Entries from a dataset:
⁂

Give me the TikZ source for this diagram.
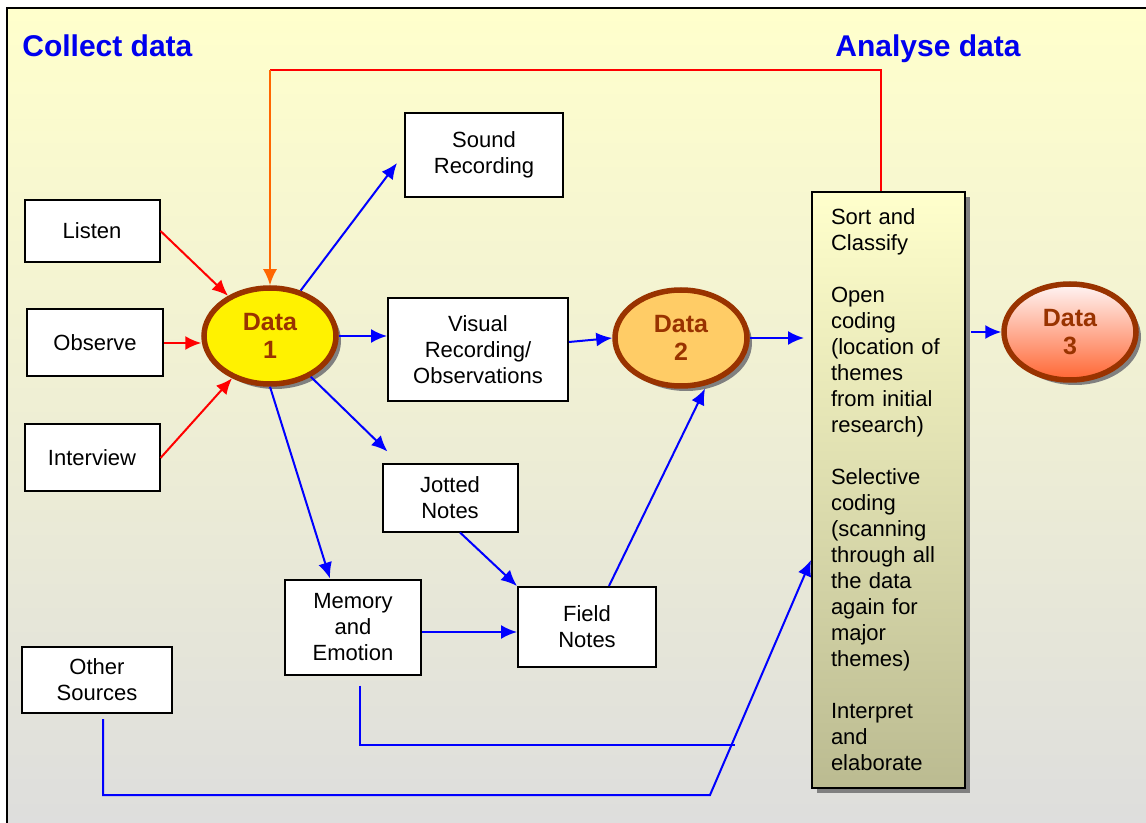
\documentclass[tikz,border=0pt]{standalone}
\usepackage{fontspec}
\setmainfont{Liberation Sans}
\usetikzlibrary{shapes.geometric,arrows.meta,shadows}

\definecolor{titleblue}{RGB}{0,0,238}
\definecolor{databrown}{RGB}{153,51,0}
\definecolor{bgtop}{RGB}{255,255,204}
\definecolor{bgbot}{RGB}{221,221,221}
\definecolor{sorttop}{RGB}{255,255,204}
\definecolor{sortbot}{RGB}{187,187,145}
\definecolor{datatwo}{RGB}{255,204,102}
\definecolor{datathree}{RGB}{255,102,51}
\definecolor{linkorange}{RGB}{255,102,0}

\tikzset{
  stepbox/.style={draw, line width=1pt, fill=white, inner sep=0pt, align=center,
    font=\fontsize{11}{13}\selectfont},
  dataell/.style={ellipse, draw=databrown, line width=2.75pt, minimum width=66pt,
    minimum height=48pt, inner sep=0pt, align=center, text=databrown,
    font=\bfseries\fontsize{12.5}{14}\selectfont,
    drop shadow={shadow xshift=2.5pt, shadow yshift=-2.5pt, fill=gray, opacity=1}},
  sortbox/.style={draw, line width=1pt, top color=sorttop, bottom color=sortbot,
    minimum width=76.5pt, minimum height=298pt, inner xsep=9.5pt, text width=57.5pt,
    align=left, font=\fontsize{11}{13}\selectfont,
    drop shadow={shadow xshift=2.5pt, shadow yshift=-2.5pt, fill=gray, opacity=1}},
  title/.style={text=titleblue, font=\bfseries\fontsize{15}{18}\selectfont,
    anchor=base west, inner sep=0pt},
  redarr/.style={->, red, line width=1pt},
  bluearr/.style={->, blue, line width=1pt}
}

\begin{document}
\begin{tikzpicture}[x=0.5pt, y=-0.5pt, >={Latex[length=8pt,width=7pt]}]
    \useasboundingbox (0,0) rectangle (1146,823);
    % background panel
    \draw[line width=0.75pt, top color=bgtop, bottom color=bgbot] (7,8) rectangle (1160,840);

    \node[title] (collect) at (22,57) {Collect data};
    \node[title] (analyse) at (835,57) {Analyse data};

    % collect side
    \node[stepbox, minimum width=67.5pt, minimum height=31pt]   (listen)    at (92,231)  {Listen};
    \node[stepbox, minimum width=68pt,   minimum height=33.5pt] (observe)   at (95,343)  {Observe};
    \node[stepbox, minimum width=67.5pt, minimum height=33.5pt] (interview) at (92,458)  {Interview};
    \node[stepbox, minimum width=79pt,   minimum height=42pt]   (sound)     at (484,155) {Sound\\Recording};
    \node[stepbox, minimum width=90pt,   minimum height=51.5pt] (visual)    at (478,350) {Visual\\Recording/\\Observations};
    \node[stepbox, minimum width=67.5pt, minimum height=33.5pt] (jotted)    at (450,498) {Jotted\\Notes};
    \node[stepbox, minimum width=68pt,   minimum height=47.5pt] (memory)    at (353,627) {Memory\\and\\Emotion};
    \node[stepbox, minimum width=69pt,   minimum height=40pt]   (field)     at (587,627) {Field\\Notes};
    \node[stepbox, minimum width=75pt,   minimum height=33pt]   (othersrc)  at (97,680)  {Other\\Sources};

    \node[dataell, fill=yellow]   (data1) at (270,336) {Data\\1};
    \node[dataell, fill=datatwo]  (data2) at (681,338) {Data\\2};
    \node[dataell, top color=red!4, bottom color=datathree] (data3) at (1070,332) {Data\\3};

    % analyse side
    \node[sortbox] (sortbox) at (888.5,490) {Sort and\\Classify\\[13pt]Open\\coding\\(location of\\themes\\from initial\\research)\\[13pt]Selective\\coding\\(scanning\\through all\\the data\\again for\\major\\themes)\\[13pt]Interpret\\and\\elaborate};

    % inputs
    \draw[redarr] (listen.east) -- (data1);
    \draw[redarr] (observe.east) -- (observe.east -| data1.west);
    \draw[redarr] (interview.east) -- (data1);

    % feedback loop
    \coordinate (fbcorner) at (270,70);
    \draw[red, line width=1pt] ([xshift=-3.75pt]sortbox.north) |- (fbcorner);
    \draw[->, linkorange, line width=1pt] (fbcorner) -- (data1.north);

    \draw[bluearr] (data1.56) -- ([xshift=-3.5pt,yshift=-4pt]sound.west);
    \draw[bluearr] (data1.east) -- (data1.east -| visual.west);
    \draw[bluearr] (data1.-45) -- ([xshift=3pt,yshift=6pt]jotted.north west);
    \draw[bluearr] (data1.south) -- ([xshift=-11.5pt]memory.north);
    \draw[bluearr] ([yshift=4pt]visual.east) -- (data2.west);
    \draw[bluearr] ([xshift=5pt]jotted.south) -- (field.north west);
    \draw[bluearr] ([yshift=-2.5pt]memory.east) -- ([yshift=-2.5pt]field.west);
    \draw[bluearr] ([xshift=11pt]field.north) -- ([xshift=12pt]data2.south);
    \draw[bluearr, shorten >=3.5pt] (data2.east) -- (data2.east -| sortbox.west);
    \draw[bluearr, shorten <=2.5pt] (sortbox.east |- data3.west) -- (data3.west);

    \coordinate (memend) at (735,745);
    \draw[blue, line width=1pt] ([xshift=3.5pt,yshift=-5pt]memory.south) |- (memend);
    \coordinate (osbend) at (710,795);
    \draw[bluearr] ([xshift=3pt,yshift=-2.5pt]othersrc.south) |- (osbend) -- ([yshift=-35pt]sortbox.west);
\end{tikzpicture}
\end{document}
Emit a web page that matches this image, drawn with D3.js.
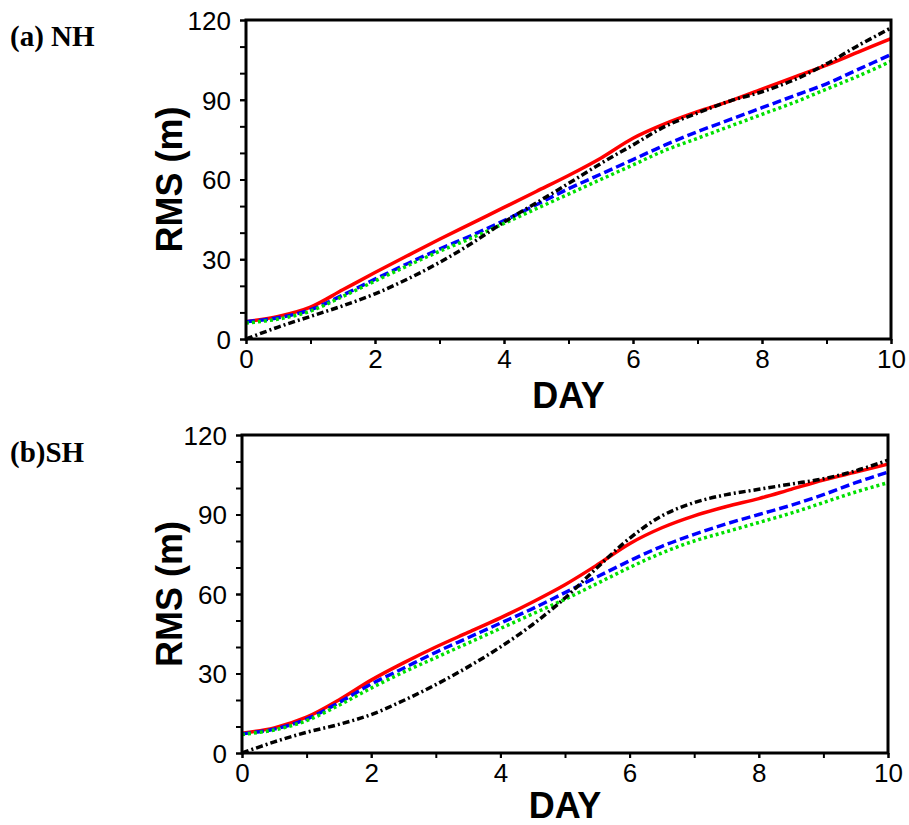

⁂

Keep every word of the data as it is when you write it out, but drop the pictures.

### Solved exercise
Give me the TikZ source for this diagram.
\documentclass[tikz,border=0pt]{standalone}
\usepackage{fontspec}
\setmainfont{Liberation Sans}
\usetikzlibrary{shapes.geometric,arrows.meta,shadows}

\definecolor{titleblue}{RGB}{0,0,238}
\definecolor{databrown}{RGB}{153,51,0}
\definecolor{bgtop}{RGB}{255,255,204}
\definecolor{bgbot}{RGB}{221,221,221}
\definecolor{sorttop}{RGB}{255,255,204}
\definecolor{sortbot}{RGB}{187,187,145}
\definecolor{datatwo}{RGB}{255,204,102}
\definecolor{datathree}{RGB}{255,102,51}
\definecolor{linkorange}{RGB}{255,102,0}

\tikzset{
  stepbox/.style={draw, line width=1pt, fill=white, inner sep=0pt, align=center,
    font=\fontsize{11}{13}\selectfont},
  dataell/.style={ellipse, draw=databrown, line width=2.75pt, minimum width=66pt,
    minimum height=48pt, inner sep=0pt, align=center, text=databrown,
    font=\bfseries\fontsize{12.5}{14}\selectfont,
    drop shadow={shadow xshift=2.5pt, shadow yshift=-2.5pt, fill=gray, opacity=1}},
  sortbox/.style={draw, line width=1pt, top color=sorttop, bottom color=sortbot,
    minimum width=76.5pt, minimum height=298pt, inner xsep=9.5pt, text width=57.5pt,
    align=left, font=\fontsize{11}{13}\selectfont,
    drop shadow={shadow xshift=2.5pt, shadow yshift=-2.5pt, fill=gray, opacity=1}},
  title/.style={text=titleblue, font=\bfseries\fontsize{15}{18}\selectfont,
    anchor=base west, inner sep=0pt},
  redarr/.style={->, red, line width=1pt},
  bluearr/.style={->, blue, line width=1pt}
}

\begin{document}
\begin{tikzpicture}[x=0.5pt, y=-0.5pt, >={Latex[length=8pt,width=7pt]}]
    \useasboundingbox (0,0) rectangle (1146,823);
    % background panel
    \draw[line width=0.75pt, top color=bgtop, bottom color=bgbot] (7,8) rectangle (1160,840);

    \node[title] (collect) at (22,57) {Collect data};
    \node[title] (analyse) at (835,57) {Analyse data};

    % collect side
    \node[stepbox, minimum width=67.5pt, minimum height=31pt]   (listen)    at (92,231)  {Listen};
    \node[stepbox, minimum width=68pt,   minimum height=33.5pt] (observe)   at (95,343)  {Observe};
    \node[stepbox, minimum width=67.5pt, minimum height=33.5pt] (interview) at (92,458)  {Interview};
    \node[stepbox, minimum width=79pt,   minimum height=42pt]   (sound)     at (484,155) {Sound\\Recording};
    \node[stepbox, minimum width=90pt,   minimum height=51.5pt] (visual)    at (478,350) {Visual\\Recording/\\Observations};
    \node[stepbox, minimum width=67.5pt, minimum height=33.5pt] (jotted)    at (450,498) {Jotted\\Notes};
    \node[stepbox, minimum width=68pt,   minimum height=47.5pt] (memory)    at (353,627) {Memory\\and\\Emotion};
    \node[stepbox, minimum width=69pt,   minimum height=40pt]   (field)     at (587,627) {Field\\Notes};
    \node[stepbox, minimum width=75pt,   minimum height=33pt]   (othersrc)  at (97,680)  {Other\\Sources};

    \node[dataell, fill=yellow]   (data1) at (270,336) {Data\\1};
    \node[dataell, fill=datatwo]  (data2) at (681,338) {Data\\2};
    \node[dataell, top color=red!4, bottom color=datathree] (data3) at (1070,332) {Data\\3};

    % analyse side
    \node[sortbox] (sortbox) at (888.5,490) {Sort and\\Classify\\[13pt]Open\\coding\\(location of\\themes\\from initial\\research)\\[13pt]Selective\\coding\\(scanning\\through all\\the data\\again for\\major\\themes)\\[13pt]Interpret\\and\\elaborate};

    % inputs
    \draw[redarr] (listen.east) -- (data1);
    \draw[redarr] (observe.east) -- (observe.east -| data1.west);
    \draw[redarr] (interview.east) -- (data1);

    % feedback loop
    \coordinate (fbcorner) at (270,70);
    \draw[red, line width=1pt] ([xshift=-3.75pt]sortbox.north) |- (fbcorner);
    \draw[->, linkorange, line width=1pt] (fbcorner) -- (data1.north);

    \draw[bluearr] (data1.56) -- ([xshift=-3.5pt,yshift=-4pt]sound.west);
    \draw[bluearr] (data1.east) -- (data1.east -| visual.west);
    \draw[bluearr] (data1.-45) -- ([xshift=3pt,yshift=6pt]jotted.north west);
    \draw[bluearr] (data1.south) -- ([xshift=-11.5pt]memory.north);
    \draw[bluearr] ([yshift=4pt]visual.east) -- (data2.west);
    \draw[bluearr] ([xshift=5pt]jotted.south) -- (field.north west);
    \draw[bluearr] ([yshift=-2.5pt]memory.east) -- ([yshift=-2.5pt]field.west);
    \draw[bluearr] ([xshift=11pt]field.north) -- ([xshift=12pt]data2.south);
    \draw[bluearr, shorten >=3.5pt] (data2.east) -- (data2.east -| sortbox.west);
    \draw[bluearr, shorten <=2.5pt] (sortbox.east |- data3.west) -- (data3.west);

    \coordinate (memend) at (735,745);
    \draw[blue, line width=1pt] ([xshift=3.5pt,yshift=-5pt]memory.south) |- (memend);
    \coordinate (osbend) at (710,795);
    \draw[bluearr] ([xshift=3pt,yshift=-2.5pt]othersrc.south) |- (osbend) -- ([yshift=-35pt]sortbox.west);
\end{tikzpicture}
\end{document}
Emit a web page that matches this image, drawn with D3.js.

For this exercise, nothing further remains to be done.